A tiny compiler for a language featuring LL(2) grammar. With Lexer, Parser, ASM-like codegen and VM. Complex enough to give you a flavour of how the "real" thing works whilst not being a mere toy example.
- Lexer (
lex.h
) - Parser (
parser.h
) - Assembler like code generator (
gen.h
) - Virtual machine (
vm.h
) - Symbol table (
sym.h
) - Abstract syntax tree (
ast.h
)
It is by no means a complete industry standard implementation. Some parts are simplified for the sake of better understanding.
$ make
$ ./compiler program.src
cath1 = 3;
cath2 = 4;
hypsquare = cath1 * cath1 + cath2 * cath2;
Execution result:
hypsquare = 25
Generated ASM:
PUSH 3
WRITE cath1
PUSH 4
WRITE cath2
READ cath1
READ cath1
MUL POP, POP
READ cath2
READ cath2
MUL POP, POP
ADD POP, POP
WRITE hypsquare
The language grammar in EBNF:
program = expr, ";", { program } ;
expr = id, "=", expr | term, { ("+"|"-"), term } ;
term = factor, { ("*"|"/"), factor } ;
factor = id | num | "(", expr, ")" ;
This grammar can be parsed with an LL (left-to-right, leftmost derivation) parser with only 2 tokens of lookahead.

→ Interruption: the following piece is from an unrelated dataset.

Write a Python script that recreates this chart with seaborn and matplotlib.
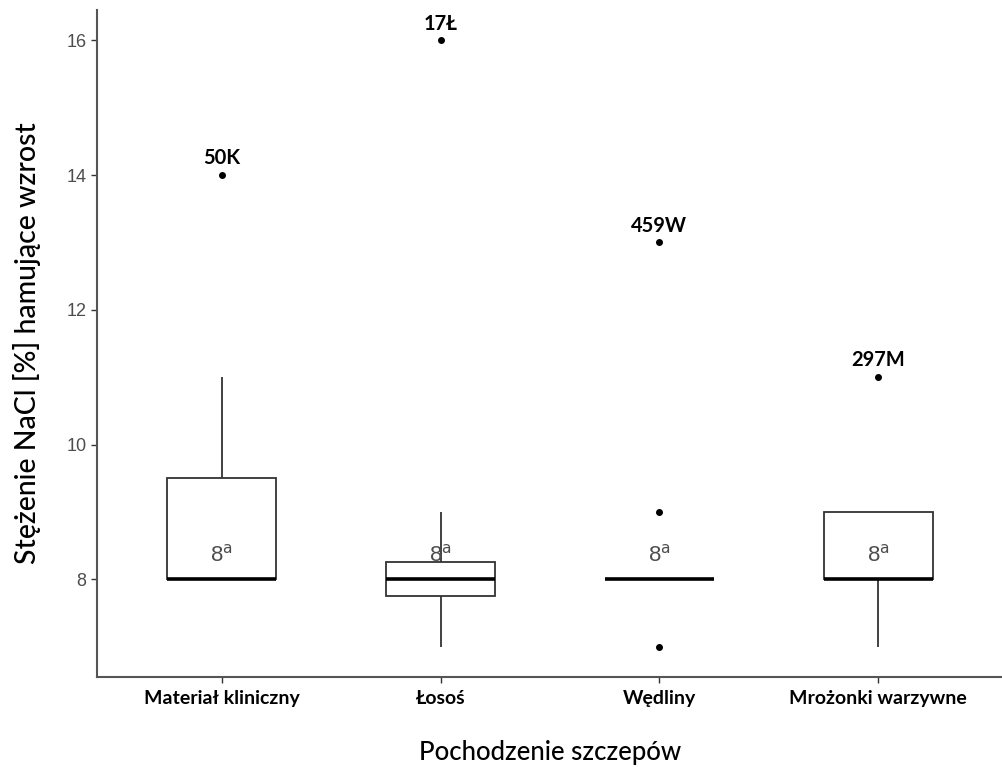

In other words, we only need to examine at most 2 upcoming lexical tokens to unambiguously determine which production rule to apply.
If we look at a single id
token, we can't tell whether it's an expr
or a factor
. We need to look at one more token to remove the ambiguity. That makes it an LL(2) grammar.
It is also a context-free grammar, which means that on the left side of every production rule there is a single non-terminal symbol.